··· Available data ···

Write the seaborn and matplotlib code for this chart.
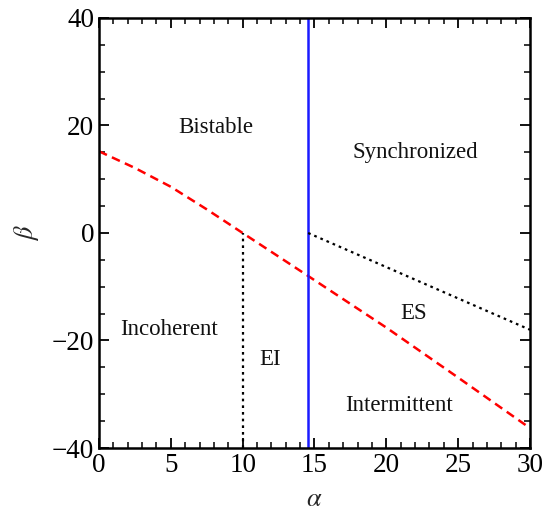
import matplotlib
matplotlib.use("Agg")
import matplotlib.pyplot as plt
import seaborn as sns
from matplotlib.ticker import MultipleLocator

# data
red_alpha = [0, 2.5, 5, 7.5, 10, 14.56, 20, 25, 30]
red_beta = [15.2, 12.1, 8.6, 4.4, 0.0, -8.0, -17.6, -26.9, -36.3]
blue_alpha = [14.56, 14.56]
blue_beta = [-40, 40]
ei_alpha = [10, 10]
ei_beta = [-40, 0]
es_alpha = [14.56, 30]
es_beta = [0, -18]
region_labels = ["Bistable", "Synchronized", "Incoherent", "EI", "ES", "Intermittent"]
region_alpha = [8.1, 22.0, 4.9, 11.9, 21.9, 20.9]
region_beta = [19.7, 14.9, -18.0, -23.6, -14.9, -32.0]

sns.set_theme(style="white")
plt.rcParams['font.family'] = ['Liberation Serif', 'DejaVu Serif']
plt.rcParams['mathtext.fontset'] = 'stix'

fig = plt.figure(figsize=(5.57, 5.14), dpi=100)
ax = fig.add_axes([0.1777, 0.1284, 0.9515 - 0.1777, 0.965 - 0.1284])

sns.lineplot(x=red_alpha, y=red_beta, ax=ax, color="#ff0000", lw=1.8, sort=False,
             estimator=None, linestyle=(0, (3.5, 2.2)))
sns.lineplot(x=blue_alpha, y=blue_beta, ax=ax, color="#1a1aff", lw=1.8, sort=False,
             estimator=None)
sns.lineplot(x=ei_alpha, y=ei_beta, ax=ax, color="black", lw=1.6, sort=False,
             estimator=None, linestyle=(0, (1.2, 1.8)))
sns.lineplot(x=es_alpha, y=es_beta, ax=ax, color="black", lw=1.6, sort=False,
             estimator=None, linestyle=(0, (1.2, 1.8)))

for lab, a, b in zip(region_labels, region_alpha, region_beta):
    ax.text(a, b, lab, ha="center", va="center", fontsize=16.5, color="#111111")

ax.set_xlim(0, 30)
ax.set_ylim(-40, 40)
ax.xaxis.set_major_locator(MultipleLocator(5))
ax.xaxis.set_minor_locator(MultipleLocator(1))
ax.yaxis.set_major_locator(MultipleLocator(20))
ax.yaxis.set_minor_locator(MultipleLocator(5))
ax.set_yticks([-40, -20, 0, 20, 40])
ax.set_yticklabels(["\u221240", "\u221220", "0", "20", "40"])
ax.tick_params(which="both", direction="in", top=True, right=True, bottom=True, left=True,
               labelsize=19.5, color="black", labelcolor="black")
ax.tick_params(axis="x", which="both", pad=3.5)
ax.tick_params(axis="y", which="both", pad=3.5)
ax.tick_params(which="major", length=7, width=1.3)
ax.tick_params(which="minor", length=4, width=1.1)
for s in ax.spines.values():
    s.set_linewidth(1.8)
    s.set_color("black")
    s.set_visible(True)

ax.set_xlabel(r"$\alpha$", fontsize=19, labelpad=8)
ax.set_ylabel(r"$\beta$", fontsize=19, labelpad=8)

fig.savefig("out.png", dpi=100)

···

Exercise goal>
Write out nothing but the lines from the start of the data through the line with "plt.rcParams['mathtext.fontset'] = 'stix'". Leave out the pictures.

Written solution>
Write the seaborn and matplotlib code for this chart.
import matplotlib
matplotlib.use("Agg")
import matplotlib.pyplot as plt
import seaborn as sns
from matplotlib.ticker import MultipleLocator

# data
red_alpha = [0, 2.5, 5, 7.5, 10, 14.56, 20, 25, 30]
red_beta = [15.2, 12.1, 8.6, 4.4, 0.0, -8.0, -17.6, -26.9, -36.3]
blue_alpha = [14.56, 14.56]
blue_beta = [-40, 40]
ei_alpha = [10, 10]
ei_beta = [-40, 0]
es_alpha = [14.56, 30]
es_beta = [0, -18]
region_labels = ["Bistable", "Synchronized", "Incoherent", "EI", "ES", "Intermittent"]
region_alpha = [8.1, 22.0, 4.9, 11.9, 21.9, 20.9]
region_beta = [19.7, 14.9, -18.0, -23.6, -14.9, -32.0]

sns.set_theme(style="white")
plt.rcParams['font.family'] = ['Liberation Serif', 'DejaVu Serif']
plt.rcParams['mathtext.fontset'] = 'stix'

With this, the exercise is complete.